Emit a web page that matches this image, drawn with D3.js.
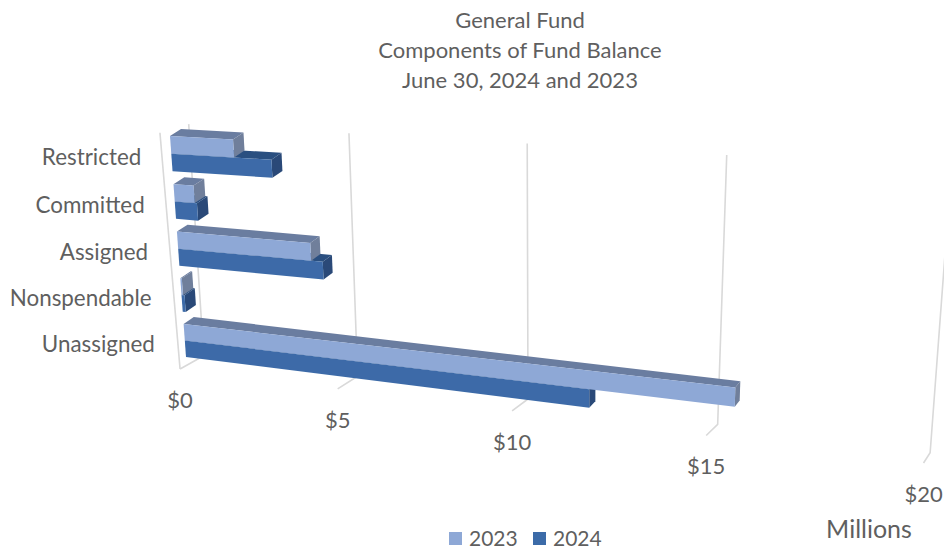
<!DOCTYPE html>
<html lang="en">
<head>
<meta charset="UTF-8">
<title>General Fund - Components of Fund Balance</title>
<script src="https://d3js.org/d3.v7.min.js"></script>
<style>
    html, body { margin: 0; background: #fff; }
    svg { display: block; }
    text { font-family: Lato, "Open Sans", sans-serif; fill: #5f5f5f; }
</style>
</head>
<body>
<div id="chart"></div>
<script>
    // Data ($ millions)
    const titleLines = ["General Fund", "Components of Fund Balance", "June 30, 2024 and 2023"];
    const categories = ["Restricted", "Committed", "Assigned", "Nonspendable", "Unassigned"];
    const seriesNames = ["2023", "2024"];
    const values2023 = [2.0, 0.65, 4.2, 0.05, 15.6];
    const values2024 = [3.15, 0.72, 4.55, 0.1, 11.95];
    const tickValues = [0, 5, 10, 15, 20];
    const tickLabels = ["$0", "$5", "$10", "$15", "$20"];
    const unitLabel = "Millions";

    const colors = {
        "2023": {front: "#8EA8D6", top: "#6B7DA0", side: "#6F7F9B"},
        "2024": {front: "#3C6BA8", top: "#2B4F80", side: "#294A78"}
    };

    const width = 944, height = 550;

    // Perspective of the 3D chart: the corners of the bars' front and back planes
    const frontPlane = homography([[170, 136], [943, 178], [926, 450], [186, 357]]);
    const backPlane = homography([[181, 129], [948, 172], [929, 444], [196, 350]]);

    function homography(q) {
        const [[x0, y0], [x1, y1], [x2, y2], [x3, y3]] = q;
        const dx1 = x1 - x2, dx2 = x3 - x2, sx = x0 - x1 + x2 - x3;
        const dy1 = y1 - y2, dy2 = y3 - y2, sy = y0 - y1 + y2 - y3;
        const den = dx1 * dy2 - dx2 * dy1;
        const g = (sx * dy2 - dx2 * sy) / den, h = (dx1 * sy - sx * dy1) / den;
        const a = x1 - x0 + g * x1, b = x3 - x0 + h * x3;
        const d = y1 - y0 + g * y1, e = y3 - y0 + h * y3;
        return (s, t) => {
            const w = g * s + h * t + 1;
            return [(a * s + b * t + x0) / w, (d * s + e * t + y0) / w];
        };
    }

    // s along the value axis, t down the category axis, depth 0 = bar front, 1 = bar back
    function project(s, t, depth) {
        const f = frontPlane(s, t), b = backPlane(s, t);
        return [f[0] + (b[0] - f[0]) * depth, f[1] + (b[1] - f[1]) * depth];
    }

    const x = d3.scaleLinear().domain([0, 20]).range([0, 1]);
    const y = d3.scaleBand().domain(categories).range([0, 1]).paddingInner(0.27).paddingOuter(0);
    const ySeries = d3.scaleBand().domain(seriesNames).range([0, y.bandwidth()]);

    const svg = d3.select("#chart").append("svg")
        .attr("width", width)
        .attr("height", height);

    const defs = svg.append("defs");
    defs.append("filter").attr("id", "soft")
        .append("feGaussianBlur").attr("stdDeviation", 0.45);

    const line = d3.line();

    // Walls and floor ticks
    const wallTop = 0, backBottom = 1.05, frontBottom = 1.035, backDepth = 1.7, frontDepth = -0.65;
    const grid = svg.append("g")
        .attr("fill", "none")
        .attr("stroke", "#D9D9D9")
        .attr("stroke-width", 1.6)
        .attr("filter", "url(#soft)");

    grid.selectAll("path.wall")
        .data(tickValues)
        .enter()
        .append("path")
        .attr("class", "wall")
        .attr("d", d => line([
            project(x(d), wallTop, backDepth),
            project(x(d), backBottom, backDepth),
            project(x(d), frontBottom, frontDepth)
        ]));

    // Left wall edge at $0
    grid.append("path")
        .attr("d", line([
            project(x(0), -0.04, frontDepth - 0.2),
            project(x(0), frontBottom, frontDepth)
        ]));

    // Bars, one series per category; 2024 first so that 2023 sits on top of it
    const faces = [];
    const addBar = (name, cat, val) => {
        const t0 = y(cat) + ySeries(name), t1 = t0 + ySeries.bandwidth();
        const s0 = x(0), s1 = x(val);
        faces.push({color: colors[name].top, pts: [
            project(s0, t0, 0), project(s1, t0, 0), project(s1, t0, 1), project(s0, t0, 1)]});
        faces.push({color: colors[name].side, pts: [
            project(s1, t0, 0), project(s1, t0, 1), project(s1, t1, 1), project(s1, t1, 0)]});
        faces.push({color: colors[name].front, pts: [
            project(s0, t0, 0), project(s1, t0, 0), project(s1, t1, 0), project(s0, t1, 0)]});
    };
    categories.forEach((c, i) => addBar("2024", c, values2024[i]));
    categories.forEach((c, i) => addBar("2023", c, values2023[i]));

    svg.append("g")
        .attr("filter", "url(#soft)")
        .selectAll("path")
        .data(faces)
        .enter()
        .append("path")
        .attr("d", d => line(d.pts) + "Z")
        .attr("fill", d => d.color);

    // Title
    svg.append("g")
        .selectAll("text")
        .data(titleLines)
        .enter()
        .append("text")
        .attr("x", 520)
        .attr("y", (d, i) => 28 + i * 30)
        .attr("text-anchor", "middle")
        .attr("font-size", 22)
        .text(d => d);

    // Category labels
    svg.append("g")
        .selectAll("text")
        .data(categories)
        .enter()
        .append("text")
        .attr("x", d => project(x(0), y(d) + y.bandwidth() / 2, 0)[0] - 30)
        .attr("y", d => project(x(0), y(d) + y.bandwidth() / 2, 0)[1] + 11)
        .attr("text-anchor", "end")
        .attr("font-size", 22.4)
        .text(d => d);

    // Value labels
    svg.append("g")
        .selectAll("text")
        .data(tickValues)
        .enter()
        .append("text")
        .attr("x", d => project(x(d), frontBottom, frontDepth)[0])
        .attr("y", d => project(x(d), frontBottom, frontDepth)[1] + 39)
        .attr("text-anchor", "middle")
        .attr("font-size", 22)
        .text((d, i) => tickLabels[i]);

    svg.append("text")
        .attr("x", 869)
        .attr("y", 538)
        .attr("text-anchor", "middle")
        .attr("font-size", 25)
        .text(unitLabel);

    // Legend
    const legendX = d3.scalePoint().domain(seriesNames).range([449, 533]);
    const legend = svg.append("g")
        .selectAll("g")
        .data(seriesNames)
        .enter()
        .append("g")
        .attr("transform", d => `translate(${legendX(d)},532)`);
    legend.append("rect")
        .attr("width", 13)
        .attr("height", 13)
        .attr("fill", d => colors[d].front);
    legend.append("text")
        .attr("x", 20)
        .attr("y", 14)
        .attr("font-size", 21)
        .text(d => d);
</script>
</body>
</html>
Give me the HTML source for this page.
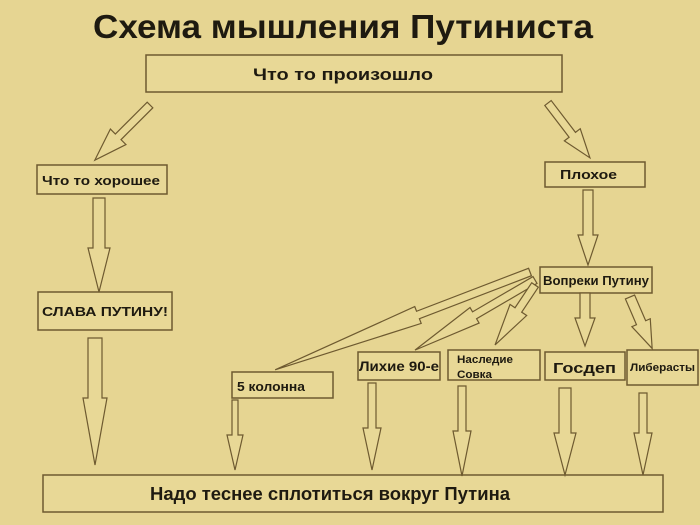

§ §

_Prompt_
Could you reproduce every record above exactly, leaving out the pictures?

_Answer to this task_
Emit a web page that matches this image, drawn with D3.js.
<!DOCTYPE html>
<html lang="en">
<head>
<meta charset="UTF-8">
<title>General Fund - Components of Fund Balance</title>
<script src="https://d3js.org/d3.v7.min.js"></script>
<style>
    html, body { margin: 0; background: #fff; }
    svg { display: block; }
    text { font-family: Lato, "Open Sans", sans-serif; fill: #5f5f5f; }
</style>
</head>
<body>
<div id="chart"></div>
<script>
    // Data ($ millions)
    const titleLines = ["General Fund", "Components of Fund Balance", "June 30, 2024 and 2023"];
    const categories = ["Restricted", "Committed", "Assigned", "Nonspendable", "Unassigned"];
    const seriesNames = ["2023", "2024"];
    const values2023 = [2.0, 0.65, 4.2, 0.05, 15.6];
    const values2024 = [3.15, 0.72, 4.55, 0.1, 11.95];
    const tickValues = [0, 5, 10, 15, 20];
    const tickLabels = ["$0", "$5", "$10", "$15", "$20"];
    const unitLabel = "Millions";

    const colors = {
        "2023": {front: "#8EA8D6", top: "#6B7DA0", side: "#6F7F9B"},
        "2024": {front: "#3C6BA8", top: "#2B4F80", side: "#294A78"}
    };

    const width = 944, height = 550;

    // Perspective of the 3D chart: the corners of the bars' front and back planes
    const frontPlane = homography([[170, 136], [943, 178], [926, 450], [186, 357]]);
    const backPlane = homography([[181, 129], [948, 172], [929, 444], [196, 350]]);

    function homography(q) {
        const [[x0, y0], [x1, y1], [x2, y2], [x3, y3]] = q;
        const dx1 = x1 - x2, dx2 = x3 - x2, sx = x0 - x1 + x2 - x3;
        const dy1 = y1 - y2, dy2 = y3 - y2, sy = y0 - y1 + y2 - y3;
        const den = dx1 * dy2 - dx2 * dy1;
        const g = (sx * dy2 - dx2 * sy) / den, h = (dx1 * sy - sx * dy1) / den;
        const a = x1 - x0 + g * x1, b = x3 - x0 + h * x3;
        const d = y1 - y0 + g * y1, e = y3 - y0 + h * y3;
        return (s, t) => {
            const w = g * s + h * t + 1;
            return [(a * s + b * t + x0) / w, (d * s + e * t + y0) / w];
        };
    }

    // s along the value axis, t down the category axis, depth 0 = bar front, 1 = bar back
    function project(s, t, depth) {
        const f = frontPlane(s, t), b = backPlane(s, t);
        return [f[0] + (b[0] - f[0]) * depth, f[1] + (b[1] - f[1]) * depth];
    }

    const x = d3.scaleLinear().domain([0, 20]).range([0, 1]);
    const y = d3.scaleBand().domain(categories).range([0, 1]).paddingInner(0.27).paddingOuter(0);
    const ySeries = d3.scaleBand().domain(seriesNames).range([0, y.bandwidth()]);

    const svg = d3.select("#chart").append("svg")
        .attr("width", width)
        .attr("height", height);

    const defs = svg.append("defs");
    defs.append("filter").attr("id", "soft")
        .append("feGaussianBlur").attr("stdDeviation", 0.45);

    const line = d3.line();

    // Walls and floor ticks
    const wallTop = 0, backBottom = 1.05, frontBottom = 1.035, backDepth = 1.7, frontDepth = -0.65;
    const grid = svg.append("g")
        .attr("fill", "none")
        .attr("stroke", "#D9D9D9")
        .attr("stroke-width", 1.6)
        .attr("filter", "url(#soft)");

    grid.selectAll("path.wall")
        .data(tickValues)
        .enter()
        .append("path")
        .attr("class", "wall")
        .attr("d", d => line([
            project(x(d), wallTop, backDepth),
            project(x(d), backBottom, backDepth),
            project(x(d), frontBottom, frontDepth)
        ]));

    // Left wall edge at $0
    grid.append("path")
        .attr("d", line([
            project(x(0), -0.04, frontDepth - 0.2),
            project(x(0), frontBottom, frontDepth)
        ]));

    // Bars, one series per category; 2024 first so that 2023 sits on top of it
    const faces = [];
    const addBar = (name, cat, val) => {
        const t0 = y(cat) + ySeries(name), t1 = t0 + ySeries.bandwidth();
        const s0 = x(0), s1 = x(val);
        faces.push({color: colors[name].top, pts: [
            project(s0, t0, 0), project(s1, t0, 0), project(s1, t0, 1), project(s0, t0, 1)]});
        faces.push({color: colors[name].side, pts: [
            project(s1, t0, 0), project(s1, t0, 1), project(s1, t1, 1), project(s1, t1, 0)]});
        faces.push({color: colors[name].front, pts: [
            project(s0, t0, 0), project(s1, t0, 0), project(s1, t1, 0), project(s0, t1, 0)]});
    };
    categories.forEach((c, i) => addBar("2024", c, values2024[i]));
    categories.forEach((c, i) => addBar("2023", c, values2023[i]));

    svg.append("g")
        .attr("filter", "url(#soft)")
        .selectAll("path")
        .data(faces)
        .enter()
        .append("path")
        .attr("d", d => line(d.pts) + "Z")
        .attr("fill", d => d.color);

    // Title
    svg.append("g")
        .selectAll("text")
        .data(titleLines)
        .enter()
        .append("text")
        .attr("x", 520)
        .attr("y", (d, i) => 28 + i * 30)
        .attr("text-anchor", "middle")
        .attr("font-size", 22)
        .text(d => d);

    // Category labels
    svg.append("g")
        .selectAll("text")
        .data(categories)
        .enter()
        .append("text")
        .attr("x", d => project(x(0), y(d) + y.bandwidth() / 2, 0)[0] - 30)
        .attr("y", d => project(x(0), y(d) + y.bandwidth() / 2, 0)[1] + 11)
        .attr("text-anchor", "end")
        .attr("font-size", 22.4)
        .text(d => d);

    // Value labels
    svg.append("g")
        .selectAll("text")
        .data(tickValues)
        .enter()
        .append("text")
        .attr("x", d => project(x(d), frontBottom, frontDepth)[0])
        .attr("y", d => project(x(d), frontBottom, frontDepth)[1] + 39)
        .attr("text-anchor", "middle")
        .attr("font-size", 22)
        .text((d, i) => tickLabels[i]);

    svg.append("text")
        .attr("x", 869)
        .attr("y", 538)
        .attr("text-anchor", "middle")
        .attr("font-size", 25)
        .text(unitLabel);

    // Legend
    const legendX = d3.scalePoint().domain(seriesNames).range([449, 533]);
    const legend = svg.append("g")
        .selectAll("g")
        .data(seriesNames)
        .enter()
        .append("g")
        .attr("transform", d => `translate(${legendX(d)},532)`);
    legend.append("rect")
        .attr("width", 13)
        .attr("height", 13)
        .attr("fill", d => colors[d].front);
    legend.append("text")
        .attr("x", 20)
        .attr("y", 14)
        .attr("font-size", 21)
        .text(d => d);
</script>
</body>
</html>
Give me the HTML source for this page.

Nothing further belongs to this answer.